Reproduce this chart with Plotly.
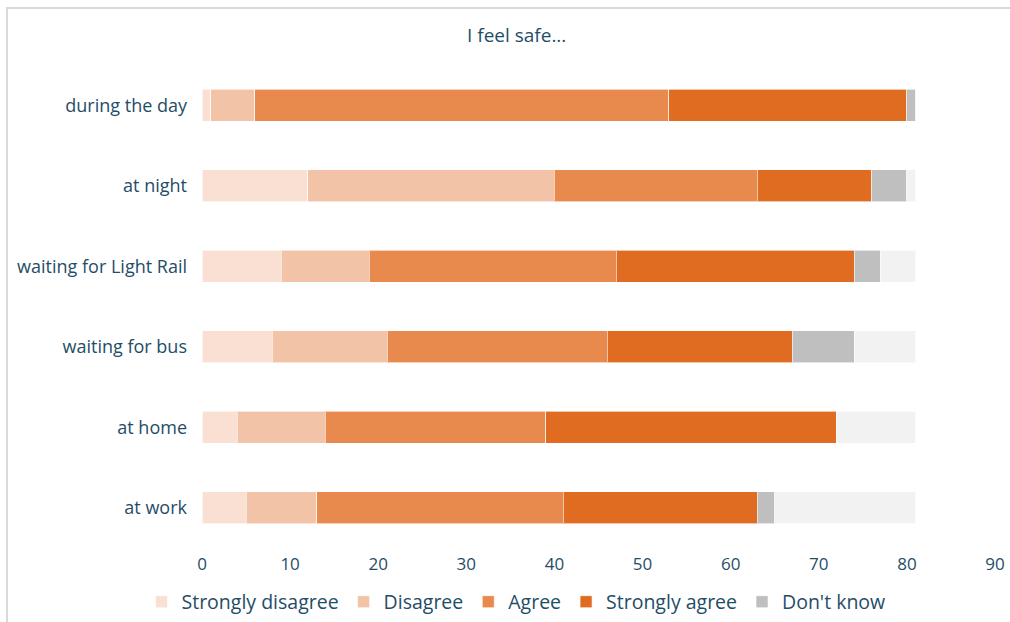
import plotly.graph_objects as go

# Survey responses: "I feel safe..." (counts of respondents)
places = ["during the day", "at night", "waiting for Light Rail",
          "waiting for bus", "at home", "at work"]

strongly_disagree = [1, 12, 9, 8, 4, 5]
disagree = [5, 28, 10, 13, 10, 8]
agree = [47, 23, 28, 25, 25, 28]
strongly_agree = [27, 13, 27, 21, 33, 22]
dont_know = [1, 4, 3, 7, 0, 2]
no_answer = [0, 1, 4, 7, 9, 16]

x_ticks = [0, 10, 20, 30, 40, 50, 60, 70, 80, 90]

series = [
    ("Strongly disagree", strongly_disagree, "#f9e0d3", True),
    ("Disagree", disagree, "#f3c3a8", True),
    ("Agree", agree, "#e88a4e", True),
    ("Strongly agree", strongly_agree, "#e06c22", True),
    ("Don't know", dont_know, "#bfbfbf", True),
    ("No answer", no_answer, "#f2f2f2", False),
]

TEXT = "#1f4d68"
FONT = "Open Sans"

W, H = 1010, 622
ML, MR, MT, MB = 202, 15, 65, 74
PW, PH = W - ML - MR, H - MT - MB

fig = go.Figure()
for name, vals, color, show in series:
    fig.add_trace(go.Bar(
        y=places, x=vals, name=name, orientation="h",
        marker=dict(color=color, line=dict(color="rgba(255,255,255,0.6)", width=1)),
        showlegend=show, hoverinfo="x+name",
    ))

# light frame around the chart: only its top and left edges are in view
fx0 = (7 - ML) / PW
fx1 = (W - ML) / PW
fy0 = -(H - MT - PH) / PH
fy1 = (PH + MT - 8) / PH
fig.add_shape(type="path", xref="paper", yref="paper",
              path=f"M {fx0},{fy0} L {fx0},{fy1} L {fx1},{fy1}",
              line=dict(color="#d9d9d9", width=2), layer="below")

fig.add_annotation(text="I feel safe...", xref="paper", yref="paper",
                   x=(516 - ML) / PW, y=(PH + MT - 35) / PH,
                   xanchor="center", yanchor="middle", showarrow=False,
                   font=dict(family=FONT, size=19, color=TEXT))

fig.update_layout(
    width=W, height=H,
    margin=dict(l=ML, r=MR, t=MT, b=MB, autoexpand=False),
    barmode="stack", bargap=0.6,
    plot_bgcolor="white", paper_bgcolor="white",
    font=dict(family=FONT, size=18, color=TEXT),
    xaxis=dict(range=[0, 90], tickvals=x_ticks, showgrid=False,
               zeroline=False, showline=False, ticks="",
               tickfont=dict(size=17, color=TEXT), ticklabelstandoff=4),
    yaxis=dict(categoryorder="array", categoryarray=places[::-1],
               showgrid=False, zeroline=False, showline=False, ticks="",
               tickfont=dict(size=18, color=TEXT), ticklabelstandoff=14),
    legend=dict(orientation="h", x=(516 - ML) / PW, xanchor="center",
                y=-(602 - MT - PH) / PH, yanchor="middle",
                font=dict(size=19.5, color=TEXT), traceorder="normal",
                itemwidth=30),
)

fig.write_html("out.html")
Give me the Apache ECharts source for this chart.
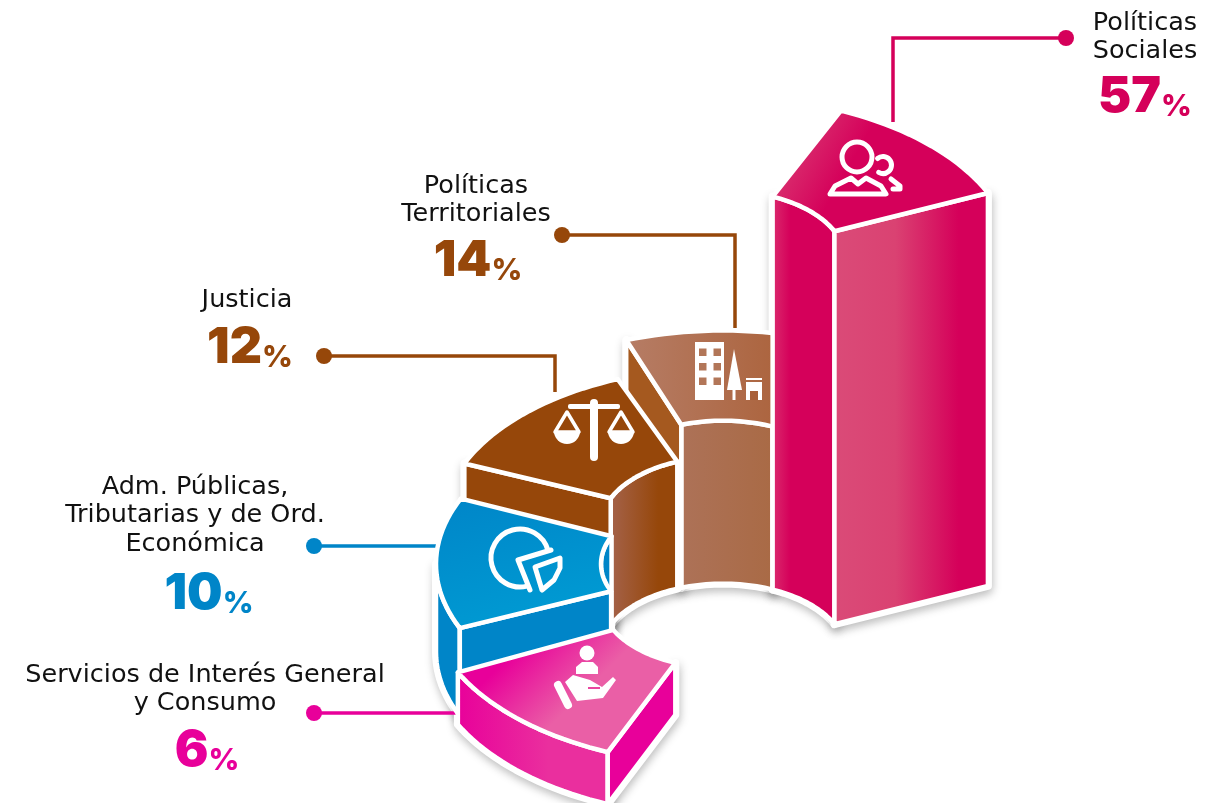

■ ■ ■

**Problem to work on:** Quote the full listing above word for word; exclude every picture from the copy.

**Solution for this task:**
Reproduce this chart with Plotly.
import plotly.graph_objects as go

# Survey responses: "I feel safe..." (counts of respondents)
places = ["during the day", "at night", "waiting for Light Rail",
          "waiting for bus", "at home", "at work"]

strongly_disagree = [1, 12, 9, 8, 4, 5]
disagree = [5, 28, 10, 13, 10, 8]
agree = [47, 23, 28, 25, 25, 28]
strongly_agree = [27, 13, 27, 21, 33, 22]
dont_know = [1, 4, 3, 7, 0, 2]
no_answer = [0, 1, 4, 7, 9, 16]

x_ticks = [0, 10, 20, 30, 40, 50, 60, 70, 80, 90]

series = [
    ("Strongly disagree", strongly_disagree, "#f9e0d3", True),
    ("Disagree", disagree, "#f3c3a8", True),
    ("Agree", agree, "#e88a4e", True),
    ("Strongly agree", strongly_agree, "#e06c22", True),
    ("Don't know", dont_know, "#bfbfbf", True),
    ("No answer", no_answer, "#f2f2f2", False),
]

TEXT = "#1f4d68"
FONT = "Open Sans"

W, H = 1010, 622
ML, MR, MT, MB = 202, 15, 65, 74
PW, PH = W - ML - MR, H - MT - MB

fig = go.Figure()
for name, vals, color, show in series:
    fig.add_trace(go.Bar(
        y=places, x=vals, name=name, orientation="h",
        marker=dict(color=color, line=dict(color="rgba(255,255,255,0.6)", width=1)),
        showlegend=show, hoverinfo="x+name",
    ))

# light frame around the chart: only its top and left edges are in view
fx0 = (7 - ML) / PW
fx1 = (W - ML) / PW
fy0 = -(H - MT - PH) / PH
fy1 = (PH + MT - 8) / PH
fig.add_shape(type="path", xref="paper", yref="paper",
              path=f"M {fx0},{fy0} L {fx0},{fy1} L {fx1},{fy1}",
              line=dict(color="#d9d9d9", width=2), layer="below")

fig.add_annotation(text="I feel safe...", xref="paper", yref="paper",
                   x=(516 - ML) / PW, y=(PH + MT - 35) / PH,
                   xanchor="center", yanchor="middle", showarrow=False,
                   font=dict(family=FONT, size=19, color=TEXT))

fig.update_layout(
    width=W, height=H,
    margin=dict(l=ML, r=MR, t=MT, b=MB, autoexpand=False),
    barmode="stack", bargap=0.6,
    plot_bgcolor="white", paper_bgcolor="white",
    font=dict(family=FONT, size=18, color=TEXT),
    xaxis=dict(range=[0, 90], tickvals=x_ticks, showgrid=False,
               zeroline=False, showline=False, ticks="",
               tickfont=dict(size=17, color=TEXT), ticklabelstandoff=4),
    yaxis=dict(categoryorder="array", categoryarray=places[::-1],
               showgrid=False, zeroline=False, showline=False, ticks="",
               tickfont=dict(size=18, color=TEXT), ticklabelstandoff=14),
    legend=dict(orientation="h", x=(516 - ML) / PW, xanchor="center",
                y=-(602 - MT - PH) / PH, yanchor="middle",
                font=dict(size=19.5, color=TEXT), traceorder="normal",
                itemwidth=30),
)

fig.write_html("out.html")
Give me the Apache ECharts source for this chart.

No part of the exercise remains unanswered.